Netflix is the world’s largest streaming service, with over 80 million members worldwide. Machine learning algorithms are used to recommend relevant titles to users based on their tastes.At Netflix, we use Apache Spark to power our recommendation pipeline. Stages in the pipeline, such as label generation, data retrieval, feature generation, training, validation, are based on Spark ML PipleStage framework. While this provides developers the flexibility to develop individual components as encapsulated pipeline stages, we find that coordination across stages can potentially provide significant performance gains.

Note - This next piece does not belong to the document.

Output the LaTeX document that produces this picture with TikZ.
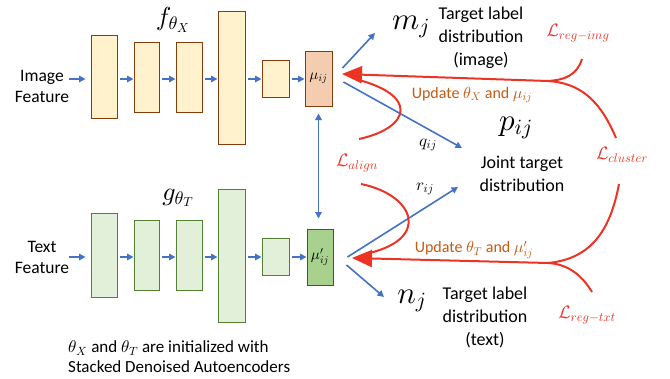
\documentclass[tikz,border=0pt]{standalone}
\DeclareFontShape{OML}{cmm}{m}{it}{<->cmmi10}{}
\DeclareFontShape{OMS}{cmsy}{m}{n}{<->cmsy10}{}
\DeclareFontShape{OT1}{cmr}{m}{n}{<->cmr10}{}
\usepackage{fontspec}
\setmainfont{Carlito}
\usetikzlibrary{arrows.meta}
\definecolor{fblue}{RGB}{68,114,196}
\definecolor{fred}{RGB}{236,51,36}
\definecolor{forange}{RGB}{197,90,17}
\definecolor{yfill}{RGB}{255,242,204}
\definecolor{ybord}{RGB}{132,60,12}
\definecolor{mfill}{RGB}{244,204,176}
\definecolor{gfill}{RGB}{226,240,217}
\definecolor{gbord}{RGB}{84,130,53}
\definecolor{gmfill}{RGB}{169,209,142}
\tikzset{
  ybox/.style={draw=ybord, fill=yfill, line width=1pt, inner sep=0pt},
  gbox/.style={draw=gbord, fill=gfill, line width=1pt, inner sep=0pt},
  barrow/.style={draw=fblue, line width=1.6pt, -{Triangle[length=6.5pt,width=6.5pt]}},
  rline/.style={draw=fred, line width=2pt},
  rarrow/.style={draw=fred, line width=2pt, -{Triangle[length=20pt,width=17pt]}},
  lbl/.style={font=\fontsize{17.5}{21}\selectfont, align=center, inner sep=0pt},
  tgt/.style={font=\fontsize{18}{23}\selectfont, align=center, inner sep=0pt},
  loss/.style={text=fred, font=\fontsize{18}{20}\selectfont, inner sep=0pt},
  upd/.style={text=forange, font=\fontsize{16}{18}\selectfont, inner sep=0pt},
  bigm/.style={font=\fontsize{31}{33}\selectfont, inner sep=0pt},
  mulbl/.style={font=\fontsize{15}{17}\selectfont},
}
\begin{document}
\begin{tikzpicture}[x=1pt,y=-1pt]
\useasboundingbox (0,0) rectangle (670,378);
% top encoder
\node[lbl] (imgf) at (42,86) {Image\\Feature};
\node[ybox, minimum width=26pt, minimum height=83pt] (t1) at (104,77) {};
\node[ybox, minimum width=25pt, minimum height=70pt] (t2) at (146.5,77) {};
\node[ybox, minimum width=26pt, minimum height=70pt] (t3) at (189,77) {};
\node[ybox, minimum width=27pt, minimum height=133pt] (t4) at (231.5,77.5) {};
\node[ybox, minimum width=27pt, minimum height=37pt] (t5) at (275.5,78.5) {};
\node[draw=ybord, fill=mfill, line width=1pt, inner sep=0pt, minimum width=27pt, minimum height=55pt, mulbl] (tm) at (318.5,78.5) {$\mu_{ij}$};
\node[font=\fontsize{26}{28}\selectfont, inner sep=0pt] (fx) at (173,20) {$f_{\theta_X}$};
% bottom encoder
\node[lbl] (txtf) at (42,257) {Text\\Feature};
\node[gbox, minimum width=26pt, minimum height=84pt] (b1) at (104,255) {};
\node[gbox, minimum width=25pt, minimum height=70pt] (b2) at (146.5,255) {};
\node[gbox, minimum width=26pt, minimum height=70pt] (b3) at (189,255) {};
\node[gbox, minimum width=27pt, minimum height=133pt] (b4) at (231.5,255.5) {};
\node[gbox, minimum width=27pt, minimum height=37pt] (b5) at (275.5,256.5) {};
\node[draw=ybord, fill=gmfill, line width=1pt, inner sep=0pt, minimum width=26pt, minimum height=56pt, mulbl] (bm) at (320,257) {$\mu'_{ij}$};
\node[font=\fontsize{26}{28}\selectfont, inner sep=0pt] (gt) at (178,198) {$g_{\theta_T}$};
\node[lbl, font=\fontsize{17}{20}\selectfont, align=left, anchor=west] (note) at (68,357) {$\theta_X$ and $\theta_T$ are initialized with\\Stacked Denoised Autoencoders};
% encoder arrows
\draw[barrow, shorten >=5pt] (imgf.east |- 0,79) -- (t1.west |- 0,79);
\draw[barrow, shorten <=2pt] (t1.east |- 0,79) -- (t2.west |- 0,79);
\draw[barrow, shorten <=2pt] (t2.east |- 0,79) -- (t3.west |- 0,79);
\draw[barrow, shorten <=2pt] (t3.east |- 0,79) -- (t4.west |- 0,79);
\draw[barrow, shorten <=2pt] (t4.east |- 0,79) -- (t5.west |- 0,79);
\draw[barrow, shorten <=2pt] (t5.east |- 0,79) -- (tm.west |- 0,79);
\draw[barrow, shorten >=5pt] (txtf.east |- 0,257) -- (b1.west |- 0,257);
\draw[barrow, shorten <=2pt] (b1.east |- 0,257) -- (b2.west |- 0,257);
\draw[barrow, shorten <=2pt] (b2.east |- 0,257) -- (b3.west |- 0,257);
\draw[barrow, shorten <=2pt] (b3.east |- 0,257) -- (b4.west |- 0,257);
\draw[barrow, shorten <=2pt] (b4.east |- 0,257) -- (b5.west |- 0,257);
\draw[barrow, shorten <=2pt] (b5.east |- 0,257) -- (bm.west |- 0,257);
\draw[barrow, {Triangle[length=6.5pt,width=6.5pt]}-{Triangle[length=6.5pt,width=6.5pt]}, shorten <=7pt, shorten >=10pt] (tm.south) -- (tm.south |- bm.north);
% targets
\node[bigm] (mj) at (411,27) {$m_j$};
\node[tgt] (mtxt) at (481,38) {Target label\\distribution\\(image)};
\node[bigm] (pij) at (516,128) {$p_{ij}$};
\node[tgt] (ptxt) at (522,174) {Joint target\\distribution};
\node[bigm] (nj) at (412,301) {$n_j$};
\node[tgt] (ntxt) at (485,317) {Target label\\distribution\\(text)};
\node[font=\fontsize{17}{19}\selectfont, inner sep=0pt] (q) at (428,145) {$q_{ij}$};
\node[font=\fontsize{17}{19}\selectfont, inner sep=0pt] (r) at (425,189) {$r_{ij}$};
% blue output arrows
\coordinate (mtip) at (375,33);
\coordinate (ptip) at (462,148);
\coordinate (rtip) at (458,187);
\coordinate (ntip) at (384,297);
\draw[barrow] ([xshift=10pt,yshift=10.5pt]tm.east) -- (mtip);
\draw[barrow] ([xshift=11pt,yshift=-3.5pt]tm.east) -- (ptip);
\draw[barrow] ([xshift=14pt]bm.east) -- (rtip);
\draw[barrow] ([xshift=13pt,yshift=-8pt]bm.east) -- (ntip);
% losses
\node[loss] (lri) at (578,33) {$\mathcal{L}_{reg-img}$};
\node[loss] (lcl) at (622,155) {$\mathcal{L}_{cluster}$};
\node[loss] (lrt) at (587,315) {$\mathcal{L}_{reg-txt}$};
\node[loss] (lal) at (357,163) {$\mathcal{L}_{align}$};
\node[upd] (u1) at (472,95) {Update $\theta_X$ and $\mu_{ij}$};
\node[upd] (u2) at (474,250) {Update $\theta_T$ and $\mu'_{ij}$};
% red gradient arrows
\coordinate (tipA) at (342,74);
\coordinate (splitA) at (548,81);
\coordinate (tipB) at (352,258);
\coordinate (splitB) at (548,263);
\coordinate (riS) at (582,59);
\coordinate (clS) at (616,138);
\coordinate (clT) at (619,184);
\coordinate (rtS) at (592,292);
\coordinate (alA) at (359,139);
\coordinate (alB) at (361,184);
\draw[rline] (riS) .. controls (577,75) and (565,80) .. (splitA);
\draw[rline] (clS) .. controls (600,100) and (580,83) .. (splitA);
\draw[rline] (clT) .. controls (610,232) and (590,259) .. (splitB);
\draw[rline] (rtS) .. controls (580,272) and (565,264) .. (splitB);
\draw[rline] (alA) .. controls (410,128) and (420,95) .. (355,79);
\draw[rline] (alB) .. controls (415,195) and (432,240) .. (365,254);
\draw[rarrow] (splitA) -- (tipA);
\draw[rarrow] (splitB) -- (tipB);
\end{tikzpicture}
\end{document}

In this talk, we discuss how our machine learning pipeline based on Spark has been improved over the years. Techniques such as predicate pushdown, wide transformation minimization, have lead to significant run time improvement and resource savings.
Session hashtag: #SFexp9
DB Tsai is an Apache Spark PMC and committer and a Senior Research Engineer working on Personalized Recommendation Algorithms at Netflix. He implemented several algorithms including linear models with Elastici-Net (L1/L2) regularization using LBFGS/OWL-QN optimizers in Apache Spark. Prior to joining Netflix, DB was a Lead Machine Learning Engineer at Alpine Data Labs, where he led a team to develop innovative large-scale distributed learning algorithms, and then contributed back to open source Apache Spark project. DB was a Ph.D. candidate in Applied Physics at Stanford University. He holds a Master's degree in Electrical Engineering from Stanford.